“The Professionalization Seminar changed my life. It gave me a framework for presenting myself, the vocabulary and how to use it in organizing a job search. Not only that, but being able to be reflective and take a moment to figure out what you are passionate about, what you actually want to do. I feel like you go through college thinking that you have a major and you have to fit a cookie cutter, but this class gives you a chance to make it work for you!”
— Renee Tomlin (MLC ’11)
Often when people hear that we are linguists, they say “Oh, so you speak lots of languages!” When they immediately jump to career, if not actually saying “What are you going to do with that?!”, they will offer something along the lines of: “Are you an interpreter?” or “You must be very good at editing” or “Are you going to teach?”.
To this, I draw from my improv background to say, “Yes, and!”
Yes, as linguists, we do tend to speak more than one language. Yes, many of us do find work as teachers, interpreters and translators, and we do tend to be gifted writers and editors, but this is just the tip of the iceberg to our value in professional contexts! AND….

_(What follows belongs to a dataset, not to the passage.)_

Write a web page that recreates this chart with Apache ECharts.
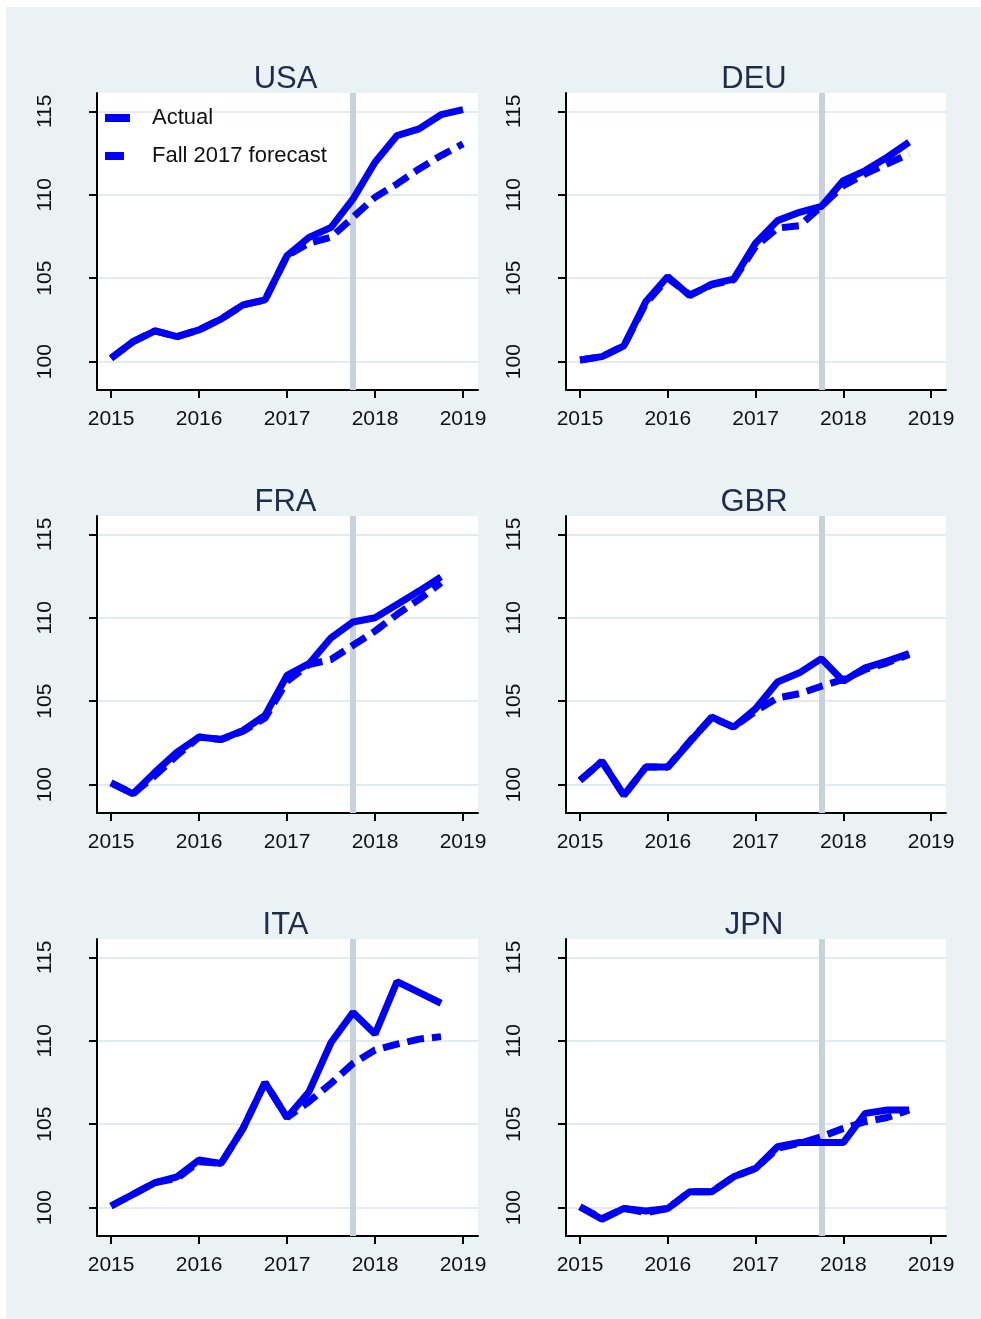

The MLC Professionalization Seminar is designed to help MLC students figure out where the skills and training that they are acquiring in their classes are needed and valued professionally. It is also designed to help students learn about what motivates them, to uncover values around work, and ultimately to enact the shift to an active professional stance from “What should I do?” to “Here’s what I can do!”
See an example of a student’s final portfolio of items from the Proseminar, Spring 2013
The class is structured as a dynamic mix of lecture, discussion, and activity-based interaction. Students develop an understanding of professional applications of sociolinguistics through readings, lectures and presentations by guest lecturers who themselves engage with the question of combining sociolinguistic theory and practice. Students select a field of professional interest on which to focus for the duration of the class and conduct ethnographic research on organizations of interest in order to develop targeted portfolio materials (resume, cover letter, elevator pitch, online portfolio, etc. etc. etc). Students network at professional events, attend Career Fairs and conduct informational interviews to practice the skill of clearly articulating where their skills and training combine with their interests and values in a chosen workplace setting.